> **Job**
Skip the pictures and quote all of the lines exactly.

> **Source material**
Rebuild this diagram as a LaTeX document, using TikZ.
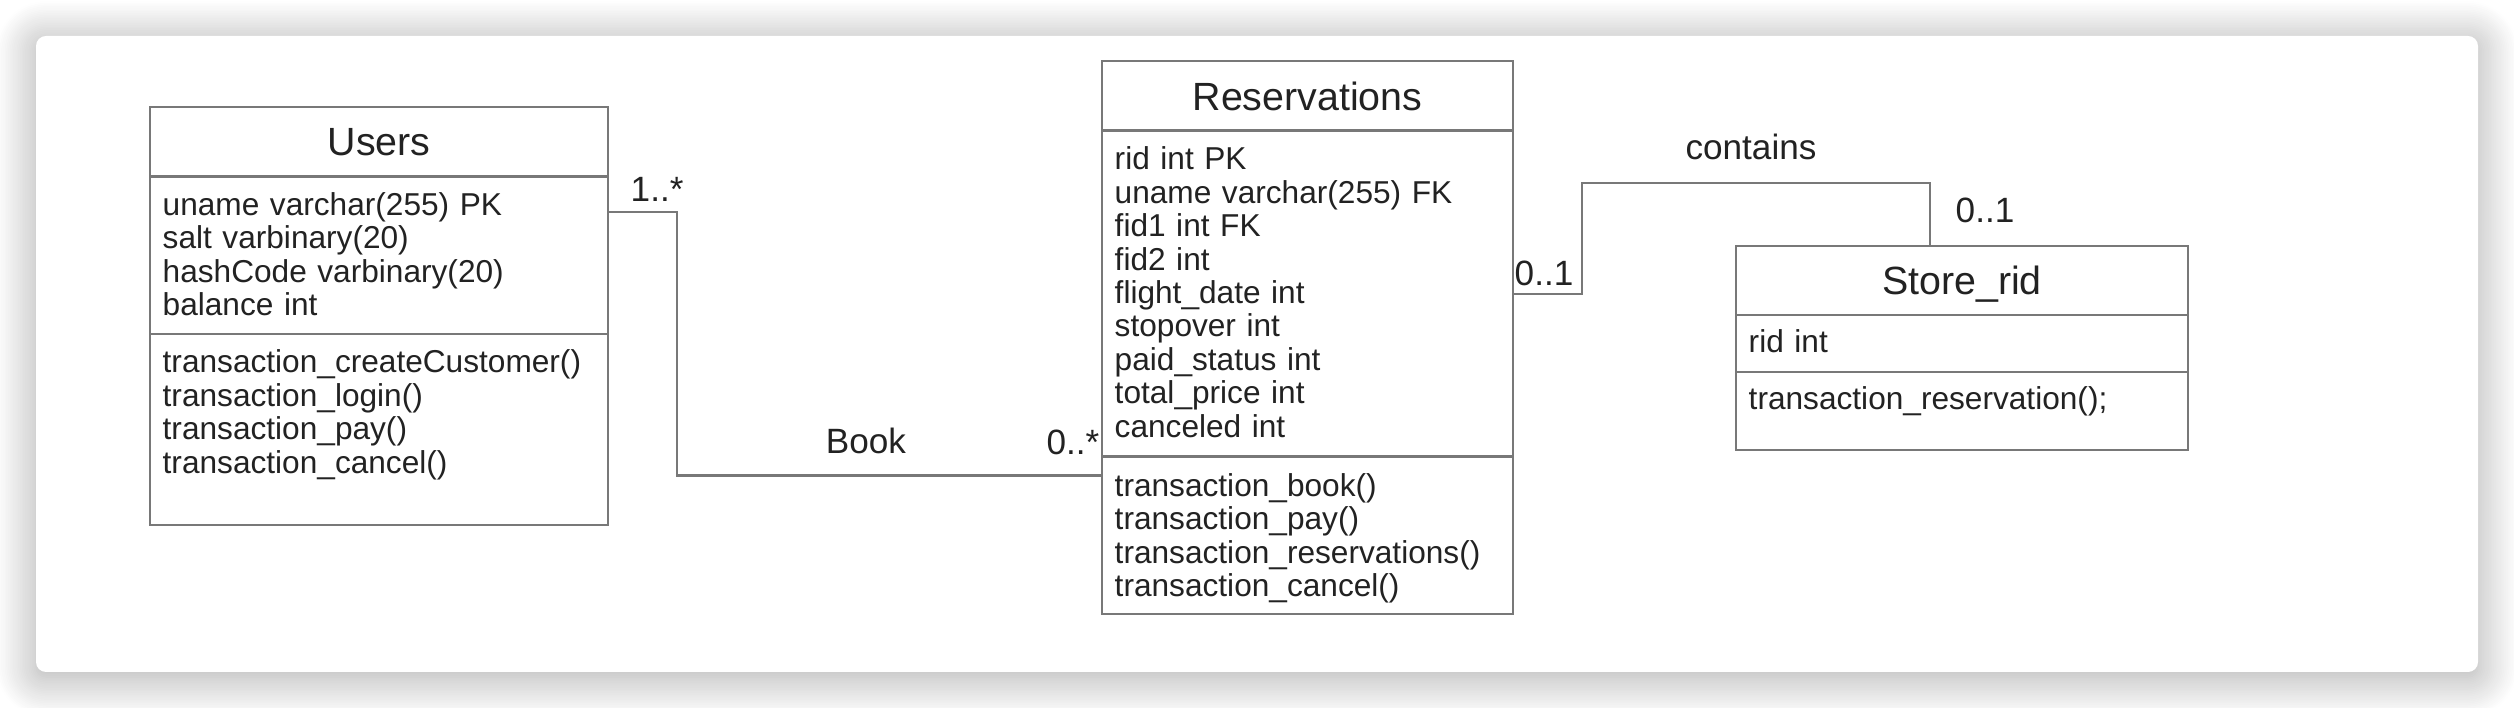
\documentclass[tikz,border=0pt]{standalone}
\usepackage{fontspec}
\setmainfont{Liberation Sans}
\usetikzlibrary{positioning,shadows.blur}

\definecolor{umlgray}{RGB}{120,120,120}
\definecolor{umltext}{RGB}{34,34,34}

\begin{document}
\begin{tikzpicture}[every node/.style={text=umltext},
	classbox/.style={draw=umlgray, line width=0.8pt, fill=white, anchor=north west, inner sep=0pt, outer sep=0pt},
	classname/.style={classbox, font=\fontsize{11.2}{13}\selectfont, text depth=0pt},
	members/.style={anchor=base west, inner sep=0pt, text width=3.9cm, align=left, font=\fontsize{9}{9.5}\selectfont},
	mult/.style={inner sep=0pt, font=\fontsize{10}{12}\selectfont},
	conn/.style={draw=umlgray, line width=0.8pt}]
	\useasboundingbox (0,0) rectangle (25.14,-7.08);
	\fill[white, rounded corners=0.1cm, blur shadow={shadow xshift=0cm, shadow yshift=-0.05cm, shadow blur radius=0.4cm, shadow blur steps=24, shadow opacity=35}] (0.36,-0.36) rectangle (24.78,-6.72);

	% Users
	\node[classname, minimum width=4.58cm, minimum height=0.695cm] (users) at (1.50,-1.07) {Users};
	\node[classbox, minimum width=4.58cm, minimum height=1.575cm] (usersattr) at (users.south west) {};
	\node[classbox, minimum width=4.58cm, minimum height=1.91cm] (usersops) at (usersattr.south west) {};
	\node[members] (usersattrtxt) at ([xshift=0.12cm, yshift=-0.39cm]usersattr.north west) {uname varchar(255) PK\\salt varbinary(20)\\hashCode varbinary(20)\\balance int};
	\node[members] (usersopstxt) at ([xshift=0.12cm, yshift=-0.39cm]usersops.north west) {transaction\_createCustomer()\\transaction\_login()\\transaction\_pay()\\transaction\_cancel()};

	% Reservations
	\node[classname, minimum width=4.11cm, minimum height=0.695cm] (resv) at (11.02,-0.61) {Reservations};
	\node[classbox, minimum width=4.11cm, minimum height=3.26cm] (resvattr) at (resv.south west) {};
	\node[classbox, minimum width=4.11cm, minimum height=1.575cm] (resvops) at (resvattr.south west) {};
	\node[members] (resvattrtxt) at ([xshift=0.12cm, yshift=-0.395cm]resvattr.north west) {rid int PK\\uname varchar(255) FK\\fid1 int FK\\fid2 int\\flight\_date int\\stopover int\\paid\_status int\\total\_price int\\canceled int};
	\node[members] (resvopstxt) at ([xshift=0.12cm, yshift=-0.4cm]resvops.north west) {transaction\_book()\\transaction\_pay()\\transaction\_reservations()\\transaction\_cancel()};

	% Store_rid
	\node[classname, minimum width=4.52cm, minimum height=0.69cm] (store) at (17.36,-2.46) {Store\_rid};
	\node[classbox, minimum width=4.52cm, minimum height=0.57cm] (storeattr) at (store.south west) {};
	\node[classbox, minimum width=4.52cm, minimum height=0.78cm] (storeops) at (storeattr.south west) {};
	\node[members] (storeattrtxt) at ([xshift=0.12cm, yshift=-0.38cm]storeattr.north west) {rid int};
	\node[members] (storeopstxt) at ([xshift=0.12cm, yshift=-0.38cm]storeops.north west) {transaction\_reservation();};

	% associations
	\coordinate (ubook) at ([yshift=-0.355cm]usersattr.north east);
	\coordinate (rbook) at ([yshift=-0.19cm]resvops.north west);
	\draw[conn] (ubook) -- ++(0.69,0) |- (rbook);
	\coordinate (rstore) at ([yshift=-1.635cm]resvattr.north east);
	\coordinate (sstore) at ([xshift=-0.32cm]store.north);
	\draw[conn] (rstore) -- ++(0.69,0) |- ([yshift=0.63cm]sstore) -- (sstore);

	\node[mult, anchor=base west] (multusers) at ([xshift=0.22cm, yshift=0.10cm]ubook) {1..*};
	\node[mult, anchor=base] (book) at (8.66,-4.54) {Book};
	\node[mult, anchor=base east] (multresv) at ([xshift=-0.02cm, yshift=0.205cm]rbook) {0..*};
	\node[mult, anchor=base west] (multresvs) at ([xshift=0.01cm, yshift=0.08cm]rstore) {0..1};
	\node[mult, anchor=base] (contains) at (17.51,-1.60) {contains};
	\node[mult, anchor=base west] (multstore) at ([xshift=0.25cm, yshift=0.23cm]sstore) {0..1};
\end{tikzpicture}
\end{document}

> **Reply to the exercise**
Rebuild this diagram as a LaTeX document, using TikZ.
\documentclass[tikz,border=0pt]{standalone}
\usepackage{fontspec}
\setmainfont{Liberation Sans}
\usetikzlibrary{positioning,shadows.blur}

\definecolor{umlgray}{RGB}{120,120,120}
\definecolor{umltext}{RGB}{34,34,34}

\begin{document}
\begin{tikzpicture}[every node/.style={text=umltext},
	classbox/.style={draw=umlgray, line width=0.8pt, fill=white, anchor=north west, inner sep=0pt, outer sep=0pt},
	classname/.style={classbox, font=\fontsize{11.2}{13}\selectfont, text depth=0pt},
	members/.style={anchor=base west, inner sep=0pt, text width=3.9cm, align=left, font=\fontsize{9}{9.5}\selectfont},
	mult/.style={inner sep=0pt, font=\fontsize{10}{12}\selectfont},
	conn/.style={draw=umlgray, line width=0.8pt}]
	\useasboundingbox (0,0) rectangle (25.14,-7.08);
	\fill[white, rounded corners=0.1cm, blur shadow={shadow xshift=0cm, shadow yshift=-0.05cm, shadow blur radius=0.4cm, shadow blur steps=24, shadow opacity=35}] (0.36,-0.36) rectangle (24.78,-6.72);

	% Users
	\node[classname, minimum width=4.58cm, minimum height=0.695cm] (users) at (1.50,-1.07) {Users};
	\node[classbox, minimum width=4.58cm, minimum height=1.575cm] (usersattr) at (users.south west) {};
	\node[classbox, minimum width=4.58cm, minimum height=1.91cm] (usersops) at (usersattr.south west) {};
	\node[members] (usersattrtxt) at ([xshift=0.12cm, yshift=-0.39cm]usersattr.north west) {uname varchar(255) PK\\salt varbinary(20)\\hashCode varbinary(20)\\balance int};
	\node[members] (usersopstxt) at ([xshift=0.12cm, yshift=-0.39cm]usersops.north west) {transaction\_createCustomer()\\transaction\_login()\\transaction\_pay()\\transaction\_cancel()};

	% Reservations
	\node[classname, minimum width=4.11cm, minimum height=0.695cm] (resv) at (11.02,-0.61) {Reservations};
	\node[classbox, minimum width=4.11cm, minimum height=3.26cm] (resvattr) at (resv.south west) {};
	\node[classbox, minimum width=4.11cm, minimum height=1.575cm] (resvops) at (resvattr.south west) {};
	\node[members] (resvattrtxt) at ([xshift=0.12cm, yshift=-0.395cm]resvattr.north west) {rid int PK\\uname varchar(255) FK\\fid1 int FK\\fid2 int\\flight\_date int\\stopover int\\paid\_status int\\total\_price int\\canceled int};
	\node[members] (resvopstxt) at ([xshift=0.12cm, yshift=-0.4cm]resvops.north west) {transaction\_book()\\transaction\_pay()\\transaction\_reservations()\\transaction\_cancel()};

	% Store_rid
	\node[classname, minimum width=4.52cm, minimum height=0.69cm] (store) at (17.36,-2.46) {Store\_rid};
	\node[classbox, minimum width=4.52cm, minimum height=0.57cm] (storeattr) at (store.south west) {};
	\node[classbox, minimum width=4.52cm, minimum height=0.78cm] (storeops) at (storeattr.south west) {};
	\node[members] (storeattrtxt) at ([xshift=0.12cm, yshift=-0.38cm]storeattr.north west) {rid int};
	\node[members] (storeopstxt) at ([xshift=0.12cm, yshift=-0.38cm]storeops.north west) {transaction\_reservation();};

	% associations
	\coordinate (ubook) at ([yshift=-0.355cm]usersattr.north east);
	\coordinate (rbook) at ([yshift=-0.19cm]resvops.north west);
	\draw[conn] (ubook) -- ++(0.69,0) |- (rbook);
	\coordinate (rstore) at ([yshift=-1.635cm]resvattr.north east);
	\coordinate (sstore) at ([xshift=-0.32cm]store.north);
	\draw[conn] (rstore) -- ++(0.69,0) |- ([yshift=0.63cm]sstore) -- (sstore);

	\node[mult, anchor=base west] (multusers) at ([xshift=0.22cm, yshift=0.10cm]ubook) {1..*};
	\node[mult, anchor=base] (book) at (8.66,-4.54) {Book};
	\node[mult, anchor=base east] (multresv) at ([xshift=-0.02cm, yshift=0.205cm]rbook) {0..*};
	\node[mult, anchor=base west] (multresvs) at ([xshift=0.01cm, yshift=0.08cm]rstore) {0..1};
	\node[mult, anchor=base] (contains) at (17.51,-1.60) {contains};
	\node[mult, anchor=base west] (multstore) at ([xshift=0.25cm, yshift=0.23cm]sstore) {0..1};
\end{tikzpicture}
\end{document}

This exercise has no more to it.